> _Task goal_
Below are entries to be transcribed exactly; exclude the pictures from the copy.
________________________
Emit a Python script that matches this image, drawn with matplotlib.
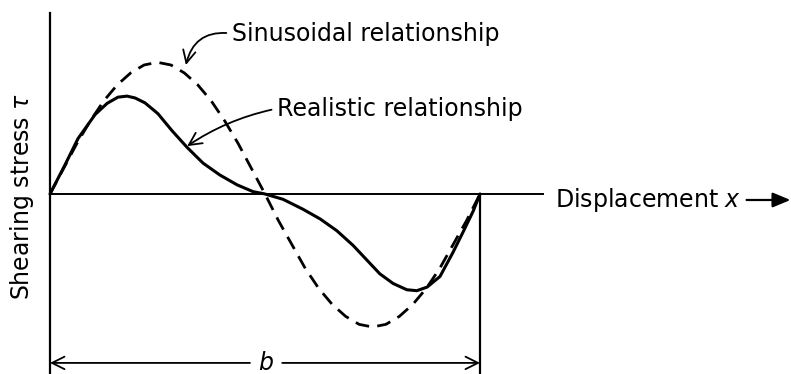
import numpy as np
import matplotlib
matplotlib.use("Agg")
import matplotlib.pyplot as plt

plt.rcParams['font.family'] = ['DejaVu Sans']
plt.rcParams['mathtext.fontset'] = 'dejavusans'

# displacement as fraction of b, stress relative to sinusoid amplitude
x_sin = [0, .03125, .0625, .09375, .125, .15625, .1875, .21875, .25, .28125,
         .3125, .34375, .375, .40625, .4375, .46875, .5, .53125, .5625, .59375,
         .625, .65625, .6875, .71875, .75, .78125, .8125, .84375, .875, .90625,
         .9375, .96875, 1]
tau_sin = [0, .19, .38, .55, .70, .82, .91, .97, .99, .97, .91, .82, .70, .55,
           .38, .19, 0, -.20, -.38, -.56, -.71, -.83, -.92, -.98, -1.0, -.98,
           -.92, -.83, -.71, -.56, -.38, -.20, 0]

x_real = [0, .035, .065, .105, .133, .158, .179, .198, .221, .251, .284, .319,
          .356, .395, .435, .472, .5, .542, .588, .628, .667, .705, .744, .767,
          .798, .830, .853, .877, .907, .937, .960, .984, 1]
tau_real = [0, .220, .416, .598, .682, .728, .736, .722, .685, .604, .475, .350,
            .232, .143, .069, .018, 0, -.040, -.114, -.187, -.276, -.387, -.521,
            -.600, -.673, -.720, -.727, -.700, -.620, -.440, -.290, -.130, 0]

W, H = 791, 374
x0px, bpx = 50, 430      # origin and length b in pixels
y0px, apx = 194, 133     # zero line and unit stress in pixels

fig = plt.figure(figsize=(W / 100, H / 100), dpi=100)
ax = fig.add_axes([0, 0, 1, 1])
ax.set_xlim(-x0px / bpx, (W - x0px) / bpx)
ax.set_ylim(-(H - y0px) / apx, y0px / apx)
ax.axis('off')

ymin, ymax = ax.get_ylim()
k = 'black'

# axes
ax.plot([0, 0], [ymin, 1.36], color=k, lw=1.6)
ax.plot([0, 1.147], [0, 0], color=k, lw=1.4)
ax.plot([1, 1], [0, ymin], color=k, lw=1.6)

# curves
ax.plot(x_sin, tau_sin, color=k, lw=2.0, linestyle=(0, (5, 3)))
ax.plot(x_real, tau_real, color=k, lw=2.2, solid_joinstyle='round',
        solid_capstyle='round')

fs = 17
arrow = dict(arrowstyle='->,head_length=0.5,head_width=0.25', color=k, lw=1.3,
             shrinkA=2, shrinkB=0, mutation_scale=18, relpos=(0, 0.5))

ax.annotate('Sinusoidal relationship', xy=(.316, .97), xytext=(.423, 1.154),
            fontsize=fs, va='baseline', ha='left',
            arrowprops=dict(arrow, connectionstyle='arc3,rad=0.45'))
ax.annotate('Realistic relationship', xy=(.319, .36), xytext=(.528, .59),
            fontsize=fs, va='baseline', ha='left',
            arrowprops=dict(arrow, connectionstyle='arc3,rad=0.1'))

ax.text(1.174, -.094, 'Displacement $x$', fontsize=fs, va='baseline', ha='left')
ax.annotate('', xy=(1.722, -.045), xytext=(1.62, -.045),
            arrowprops=dict(arrowstyle='-|>,head_length=0.6,head_width=0.25',
                            color=k, lw=1.6, mutation_scale=18,
                            shrinkA=0, shrinkB=0))

ax.text(-.065, -.02, r'Shearing stress $\tau$', fontsize=fs, rotation=90,
        va='center', ha='center')

# dimension b
yd = -1.27
dim = dict(arrow, shrinkA=0, relpos=(0.5, 0.5))
ax.annotate('', xy=(0, yd), xytext=(.465, yd), arrowprops=dim)
ax.annotate('', xy=(1, yd), xytext=(.54, yd), arrowprops=dim)
ax.text(.502, yd, '$b$', fontsize=fs, va='center', ha='center')

fig.savefig('out.png', dpi=100)
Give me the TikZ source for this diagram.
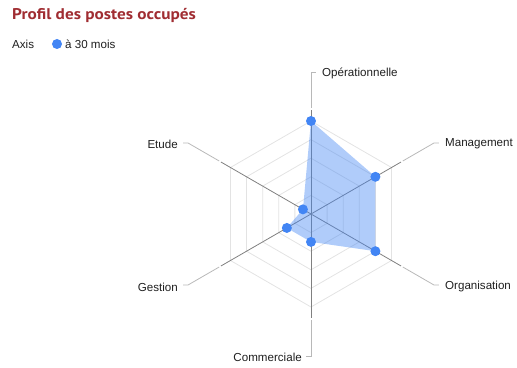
________________________
> _Worked answer_
Emit a Python script that matches this image, drawn with matplotlib.
import numpy as np
import matplotlib
matplotlib.use("Agg")
import matplotlib.pyplot as plt

plt.rcParams['font.family'] = ['DejaVu Sans']
plt.rcParams['mathtext.fontset'] = 'dejavusans'

# displacement as fraction of b, stress relative to sinusoid amplitude
x_sin = [0, .03125, .0625, .09375, .125, .15625, .1875, .21875, .25, .28125,
         .3125, .34375, .375, .40625, .4375, .46875, .5, .53125, .5625, .59375,
         .625, .65625, .6875, .71875, .75, .78125, .8125, .84375, .875, .90625,
         .9375, .96875, 1]
tau_sin = [0, .19, .38, .55, .70, .82, .91, .97, .99, .97, .91, .82, .70, .55,
           .38, .19, 0, -.20, -.38, -.56, -.71, -.83, -.92, -.98, -1.0, -.98,
           -.92, -.83, -.71, -.56, -.38, -.20, 0]

x_real = [0, .035, .065, .105, .133, .158, .179, .198, .221, .251, .284, .319,
          .356, .395, .435, .472, .5, .542, .588, .628, .667, .705, .744, .767,
          .798, .830, .853, .877, .907, .937, .960, .984, 1]
tau_real = [0, .220, .416, .598, .682, .728, .736, .722, .685, .604, .475, .350,
            .232, .143, .069, .018, 0, -.040, -.114, -.187, -.276, -.387, -.521,
            -.600, -.673, -.720, -.727, -.700, -.620, -.440, -.290, -.130, 0]

W, H = 791, 374
x0px, bpx = 50, 430      # origin and length b in pixels
y0px, apx = 194, 133     # zero line and unit stress in pixels

fig = plt.figure(figsize=(W / 100, H / 100), dpi=100)
ax = fig.add_axes([0, 0, 1, 1])
ax.set_xlim(-x0px / bpx, (W - x0px) / bpx)
ax.set_ylim(-(H - y0px) / apx, y0px / apx)
ax.axis('off')

ymin, ymax = ax.get_ylim()
k = 'black'

# axes
ax.plot([0, 0], [ymin, 1.36], color=k, lw=1.6)
ax.plot([0, 1.147], [0, 0], color=k, lw=1.4)
ax.plot([1, 1], [0, ymin], color=k, lw=1.6)

# curves
ax.plot(x_sin, tau_sin, color=k, lw=2.0, linestyle=(0, (5, 3)))
ax.plot(x_real, tau_real, color=k, lw=2.2, solid_joinstyle='round',
        solid_capstyle='round')

fs = 17
arrow = dict(arrowstyle='->,head_length=0.5,head_width=0.25', color=k, lw=1.3,
             shrinkA=2, shrinkB=0, mutation_scale=18, relpos=(0, 0.5))

ax.annotate('Sinusoidal relationship', xy=(.316, .97), xytext=(.423, 1.154),
            fontsize=fs, va='baseline', ha='left',
            arrowprops=dict(arrow, connectionstyle='arc3,rad=0.45'))
ax.annotate('Realistic relationship', xy=(.319, .36), xytext=(.528, .59),
            fontsize=fs, va='baseline', ha='left',
            arrowprops=dict(arrow, connectionstyle='arc3,rad=0.1'))

ax.text(1.174, -.094, 'Displacement $x$', fontsize=fs, va='baseline', ha='left')
ax.annotate('', xy=(1.722, -.045), xytext=(1.62, -.045),
            arrowprops=dict(arrowstyle='-|>,head_length=0.6,head_width=0.25',
                            color=k, lw=1.6, mutation_scale=18,
                            shrinkA=0, shrinkB=0))

ax.text(-.065, -.02, r'Shearing stress $\tau$', fontsize=fs, rotation=90,
        va='center', ha='center')

# dimension b
yd = -1.27
dim = dict(arrow, shrinkA=0, relpos=(0.5, 0.5))
ax.annotate('', xy=(0, yd), xytext=(.465, yd), arrowprops=dim)
ax.annotate('', xy=(1, yd), xytext=(.54, yd), arrowprops=dim)
ax.text(.502, yd, '$b$', fontsize=fs, va='center', ha='center')

fig.savefig('out.png', dpi=100)
Give me the TikZ source for this diagram.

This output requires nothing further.